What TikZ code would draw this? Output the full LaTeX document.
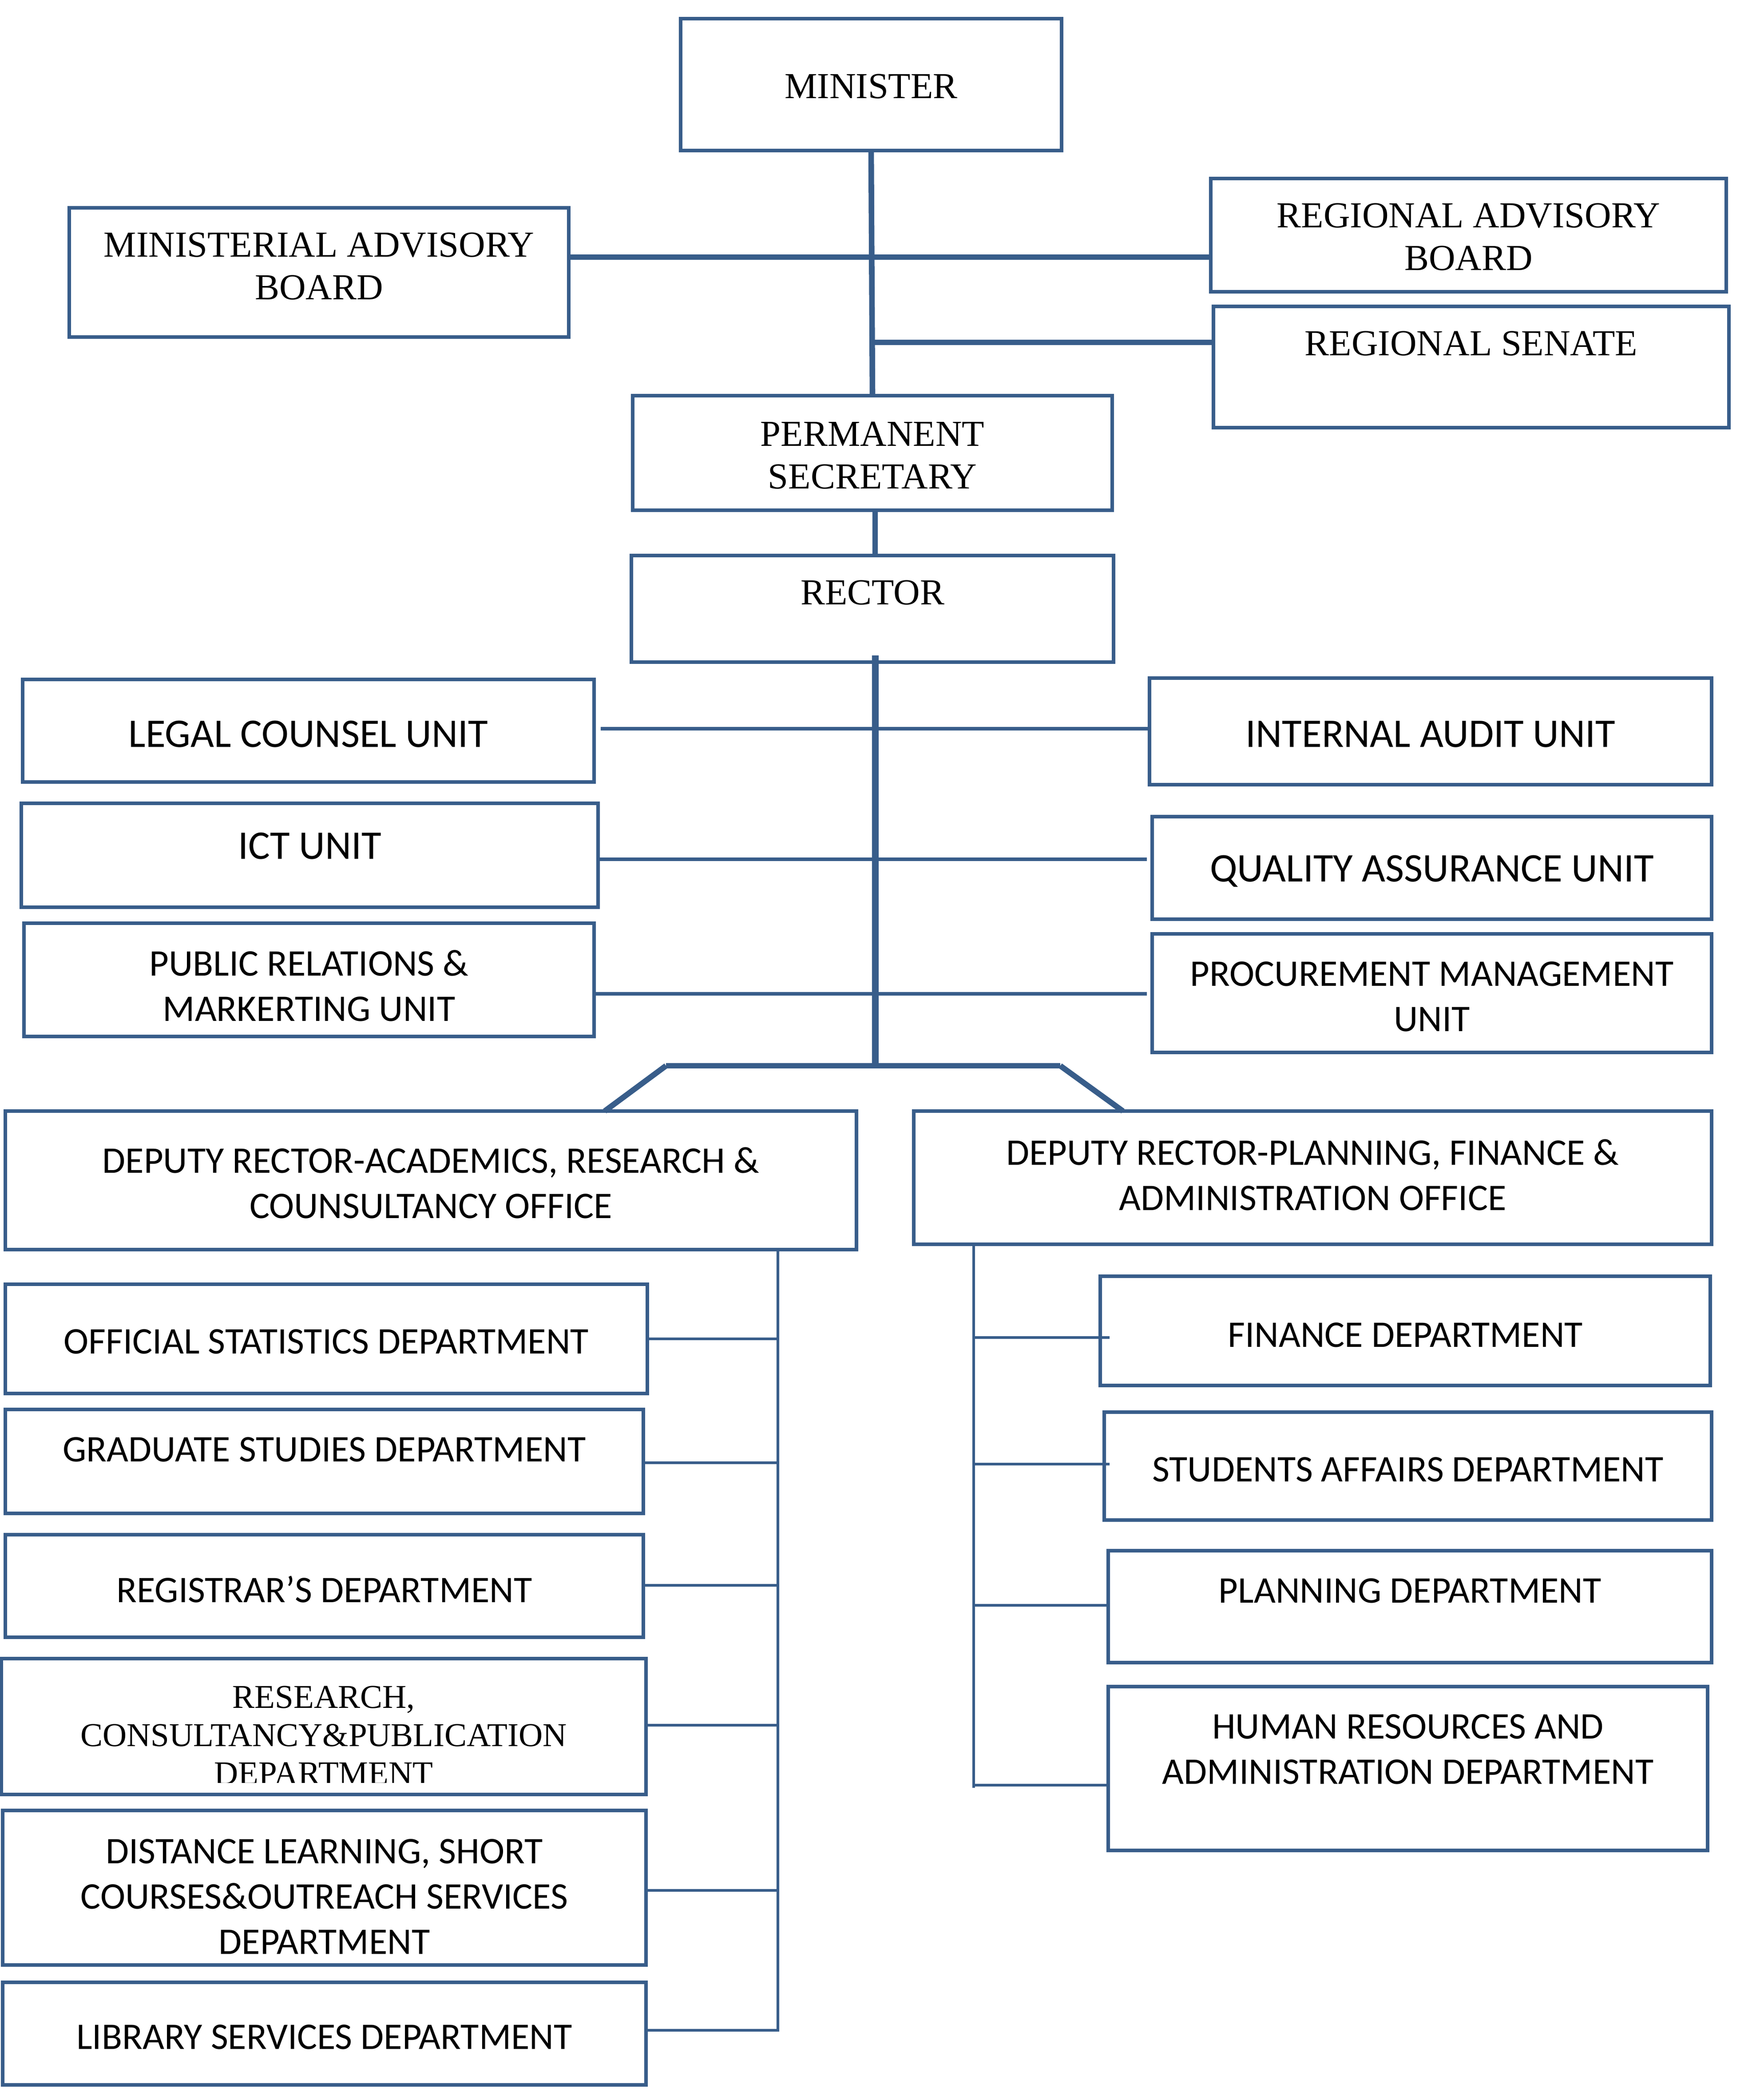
\documentclass[tikz,border=0pt]{standalone}
\usepackage{fontspec}
\setmainfont{Liberation Serif}
\newfontfamily\calfont{Carlito}
\definecolor{bx}{RGB}{56,93,138}
\newcommand\orgbox[8]{%
  \node[obox, minimum width={(#4-#2)*1pt}, minimum height={(#5-#3)*1pt}] (#1) at ({(#2+#4)/2},{(#3+#5)/2}) {};
  \node[#7] (#1-t) at ({(#2+#4)/2},#6) {#8};}
\begin{document}
\begin{tikzpicture}[x=1pt,y=-1pt,
  obox/.style={draw=bx, line width=2.5pt, inner sep=0pt, outer sep=0pt},
  sans/.style={font=\calfont\fontsize{28.2}{34}\selectfont, align=center, inner sep=0pt},
  sansL/.style={font=\calfont\fontsize{30.5}{34}\selectfont, align=center, inner sep=0pt},
  serif/.style={font=\rmfamily\fontsize{27.5}{32}\selectfont, align=center, inner sep=0pt},
  serifs/.style={font=\rmfamily\fontsize{25}{28.6}\selectfont, align=center, inner sep=0pt},
  lnK/.style={draw=bx, line width=4.2pt},
  lnR/.style={draw=bx, line width=5pt},
  lnM/.style={draw=bx, line width=2.4pt},
  lnT/.style={draw=bx, line width=1.8pt}]
\fill[white] (0,0) rectangle (1324.33,1570.33);
\useasboundingbox (0,0) rectangle (1324.33,1570.33);

% top level
\orgbox{min}{511}{14}{797}{113}{65}{serif}{MINISTER}
\orgbox{mab}{52}{156}{427}{253}{200}{serif}{MINISTERIAL ADVISORY\\BOARD}
\orgbox{rab}{909}{134}{1296}{219}{178}{serif}{REGIONAL ADVISORY\\BOARD}
\orgbox{rs}{911}{230}{1298}{321}{258}{serif}{REGIONAL SENATE}
\orgbox{ps}{475}{297}{835}{383}{342}{serif}{PERMANENT\\SECRETARY}
\orgbox{rec}{474}{417}{836}{497}{445}{serif}{RECTOR}

% units
\orgbox{lc}{17}{510}{446}{587}{551}{sansL}{LEGAL COUNSEL UNIT}
\orgbox{ia}{863}{509}{1285}{589}{551}{sansL}{INTERNAL AUDIT UNIT}
\orgbox{ict}{16}{603}{449}{681}{635}{sansL}{ICT UNIT}
\orgbox{qa}{865}{613}{1285}{690}{654}{sansL}{QUALITY ASSURANCE UNIT}
\orgbox{pr}{18}{693}{446}{778}{740}{sans}{PUBLIC RELATIONS \&\\MARKERTING UNIT}
\orgbox{pm}{865}{701}{1285}{790}{748}{sans}{PROCUREMENT MANAGEMENT\\UNIT}

% deputy rectors
\orgbox{dra}{4}{834}{643}{938}{888}{sans}{DEPUTY RECTOR-ACADEMICS, RESEARCH \&\\COUNSULTANCY OFFICE}
\orgbox{drp}{686}{834}{1285}{934}{882}{sans}{DEPUTY RECTOR-PLANNING, FINANCE \&\\ADMINISTRATION OFFICE}

% left departments
\orgbox{osd}{4}{964}{486}{1046}{1007}{sans}{OFFICIAL STATISTICS DEPARTMENT}
\orgbox{gsd}{4}{1058}{483}{1136}{1088}{sans}{GRADUATE STUDIES DEPARTMENT}
\orgbox{reg}{4}{1152}{483}{1229}{1193}{sans}{REGISTRAR’S DEPARTMENT}
\node[obox, minimum width=484pt, minimum height=102pt] (rcp) at (243,1296) {};
\begin{scope}
  \clip (0,1240) rectangle (490,1338);
  \node[serifs] (rcp-t) at (243,1302.5) {RESEARCH,\\CONSULTANCY\&PUBLICATION\\DEPARTMENT};
\end{scope}
\orgbox{dls}{2}{1359}{485}{1475}{1423.5}{sans}{DISTANCE LEARNING, SHORT\\COURSES\&OUTREACH SERVICES\\DEPARTMENT}
\orgbox{lib}{2}{1488}{485}{1565}{1529}{sans}{LIBRARY SERVICES DEPARTMENT}

% right departments
\orgbox{fin}{826}{958}{1284}{1040}{1002}{sans}{FINANCE DEPARTMENT}
\orgbox{sa}{829}{1060}{1285}{1141}{1103}{sans}{STUDENTS AFFAIRS DEPARTMENT}
\orgbox{pl}{832}{1164}{1285}{1248}{1194}{sans}{PLANNING DEPARTMENT}
\orgbox{hr}{832}{1266}{1282}{1389}{1313}{sans}{HUMAN RESOURCES AND\\ADMINISTRATION DEPARTMENT}

% connectors: top
\draw[lnK] (min.south) -- (ps.north);
\draw[lnK] (mab.east |- 0,193) -- (rab.west |- 0,193);
\coordinate (j1) at (656,257);
\draw[lnK] (j1) -- (rs.west |- 0,257);
\draw[lnK] (ps.south -| 657,0) -- (rec.north -| 657,0);

% rector spine
\coordinate (rtop) at (657,492);
\coordinate (rbot) at (657,800);
\draw[lnR] (rtop) -- (rbot);
\draw[lnM] (lc.east |- 0,547) ++(5,0) -- (ia.west |- 0,547);
\draw[lnM] (ict.east |- 0,645) -- ([xshift=-4pt]qa.west |- 0,645);
\draw[lnM] (pr.east |- 0,746) -- ([xshift=-4pt]pm.west |- 0,746);

% split to deputies
\coordinate (bl) at (500,800);
\coordinate (br) at (796,800);
\draw[lnK] (bl) -- (br);
\draw[lnK] (bl) -- (454,0 |- dra.north);
\draw[lnK] (br) -- (843,0 |- drp.north);

% left department tree
\draw[lnT] (lib.east |- 0,1524) -- (584,1524) -- (584,0 |- dra.south);
\draw[lnT] (osd.east) -- (osd.east -| 584,0);
\draw[lnT] (gsd.east |- 0,1098) -- (584,1098);
\draw[lnT] (reg.east |- 0,1190) -- (584,1190);
\draw[lnT] (rcp.east |- 0,1295) -- (584,1295);
\draw[lnT] (dls.east |- 0,1419) -- (584,1419);

% right department tree
\draw[lnT] (731,0 |- drp.south) -- (731,1342);
\draw[lnT] (731,1004) -- ([xshift=7pt]fin.west |- 0,1004);
\draw[lnT] (731,1099) -- ([xshift=4pt]sa.west |- 0,1099);
\draw[lnT] (731,1205) -- (pl.west |- 0,1205);
\draw[lnT] (731,1340) -- (hr.west |- 0,1340);
\end{tikzpicture}
\end{document}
========================================
Repeat the data exactly, excluding the pictures.

What TikZ code would draw this? Output the full LaTeX document.
\documentclass[tikz,border=0pt]{standalone}
\usepackage{fontspec}
\setmainfont{Liberation Serif}
\newfontfamily\calfont{Carlito}
\definecolor{bx}{RGB}{56,93,138}
\newcommand\orgbox[8]{%
  \node[obox, minimum width={(#4-#2)*1pt}, minimum height={(#5-#3)*1pt}] (#1) at ({(#2+#4)/2},{(#3+#5)/2}) {};
  \node[#7] (#1-t) at ({(#2+#4)/2},#6) {#8};}
\begin{document}
\begin{tikzpicture}[x=1pt,y=-1pt,
  obox/.style={draw=bx, line width=2.5pt, inner sep=0pt, outer sep=0pt},
  sans/.style={font=\calfont\fontsize{28.2}{34}\selectfont, align=center, inner sep=0pt},
  sansL/.style={font=\calfont\fontsize{30.5}{34}\selectfont, align=center, inner sep=0pt},
  serif/.style={font=\rmfamily\fontsize{27.5}{32}\selectfont, align=center, inner sep=0pt},
  serifs/.style={font=\rmfamily\fontsize{25}{28.6}\selectfont, align=center, inner sep=0pt},
  lnK/.style={draw=bx, line width=4.2pt},
  lnR/.style={draw=bx, line width=5pt},
  lnM/.style={draw=bx, line width=2.4pt},
  lnT/.style={draw=bx, line width=1.8pt}]
\fill[white] (0,0) rectangle (1324.33,1570.33);
\useasboundingbox (0,0) rectangle (1324.33,1570.33);

% top level
\orgbox{min}{511}{14}{797}{113}{65}{serif}{MINISTER}
\orgbox{mab}{52}{156}{427}{253}{200}{serif}{MINISTERIAL ADVISORY\\BOARD}
\orgbox{rab}{909}{134}{1296}{219}{178}{serif}{REGIONAL ADVISORY\\BOARD}
\orgbox{rs}{911}{230}{1298}{321}{258}{serif}{REGIONAL SENATE}
\orgbox{ps}{475}{297}{835}{383}{342}{serif}{PERMANENT\\SECRETARY}
\orgbox{rec}{474}{417}{836}{497}{445}{serif}{RECTOR}

% units
\orgbox{lc}{17}{510}{446}{587}{551}{sansL}{LEGAL COUNSEL UNIT}
\orgbox{ia}{863}{509}{1285}{589}{551}{sansL}{INTERNAL AUDIT UNIT}
\orgbox{ict}{16}{603}{449}{681}{635}{sansL}{ICT UNIT}
\orgbox{qa}{865}{613}{1285}{690}{654}{sansL}{QUALITY ASSURANCE UNIT}
\orgbox{pr}{18}{693}{446}{778}{740}{sans}{PUBLIC RELATIONS \&\\MARKERTING UNIT}
\orgbox{pm}{865}{701}{1285}{790}{748}{sans}{PROCUREMENT MANAGEMENT\\UNIT}

% deputy rectors
\orgbox{dra}{4}{834}{643}{938}{888}{sans}{DEPUTY RECTOR-ACADEMICS, RESEARCH \&\\COUNSULTANCY OFFICE}
\orgbox{drp}{686}{834}{1285}{934}{882}{sans}{DEPUTY RECTOR-PLANNING, FINANCE \&\\ADMINISTRATION OFFICE}

% left departments
\orgbox{osd}{4}{964}{486}{1046}{1007}{sans}{OFFICIAL STATISTICS DEPARTMENT}
\orgbox{gsd}{4}{1058}{483}{1136}{1088}{sans}{GRADUATE STUDIES DEPARTMENT}
\orgbox{reg}{4}{1152}{483}{1229}{1193}{sans}{REGISTRAR’S DEPARTMENT}
\node[obox, minimum width=484pt, minimum height=102pt] (rcp) at (243,1296) {};
\begin{scope}
  \clip (0,1240) rectangle (490,1338);
  \node[serifs] (rcp-t) at (243,1302.5) {RESEARCH,\\CONSULTANCY\&PUBLICATION\\DEPARTMENT};
\end{scope}
\orgbox{dls}{2}{1359}{485}{1475}{1423.5}{sans}{DISTANCE LEARNING, SHORT\\COURSES\&OUTREACH SERVICES\\DEPARTMENT}
\orgbox{lib}{2}{1488}{485}{1565}{1529}{sans}{LIBRARY SERVICES DEPARTMENT}

% right departments
\orgbox{fin}{826}{958}{1284}{1040}{1002}{sans}{FINANCE DEPARTMENT}
\orgbox{sa}{829}{1060}{1285}{1141}{1103}{sans}{STUDENTS AFFAIRS DEPARTMENT}
\orgbox{pl}{832}{1164}{1285}{1248}{1194}{sans}{PLANNING DEPARTMENT}
\orgbox{hr}{832}{1266}{1282}{1389}{1313}{sans}{HUMAN RESOURCES AND\\ADMINISTRATION DEPARTMENT}

% connectors: top
\draw[lnK] (min.south) -- (ps.north);
\draw[lnK] (mab.east |- 0,193) -- (rab.west |- 0,193);
\coordinate (j1) at (656,257);
\draw[lnK] (j1) -- (rs.west |- 0,257);
\draw[lnK] (ps.south -| 657,0) -- (rec.north -| 657,0);

% rector spine
\coordinate (rtop) at (657,492);
\coordinate (rbot) at (657,800);
\draw[lnR] (rtop) -- (rbot);
\draw[lnM] (lc.east |- 0,547) ++(5,0) -- (ia.west |- 0,547);
\draw[lnM] (ict.east |- 0,645) -- ([xshift=-4pt]qa.west |- 0,645);
\draw[lnM] (pr.east |- 0,746) -- ([xshift=-4pt]pm.west |- 0,746);

% split to deputies
\coordinate (bl) at (500,800);
\coordinate (br) at (796,800);
\draw[lnK] (bl) -- (br);
\draw[lnK] (bl) -- (454,0 |- dra.north);
\draw[lnK] (br) -- (843,0 |- drp.north);

% left department tree
\draw[lnT] (lib.east |- 0,1524) -- (584,1524) -- (584,0 |- dra.south);
\draw[lnT] (osd.east) -- (osd.east -| 584,0);
\draw[lnT] (gsd.east |- 0,1098) -- (584,1098);
\draw[lnT] (reg.east |- 0,1190) -- (584,1190);
\draw[lnT] (rcp.east |- 0,1295) -- (584,1295);
\draw[lnT] (dls.east |- 0,1419) -- (584,1419);

% right department tree
\draw[lnT] (731,0 |- drp.south) -- (731,1342);
\draw[lnT] (731,1004) -- ([xshift=7pt]fin.west |- 0,1004);
\draw[lnT] (731,1099) -- ([xshift=4pt]sa.west |- 0,1099);
\draw[lnT] (731,1205) -- (pl.west |- 0,1205);
\draw[lnT] (731,1340) -- (hr.west |- 0,1340);
\end{tikzpicture}
\end{document}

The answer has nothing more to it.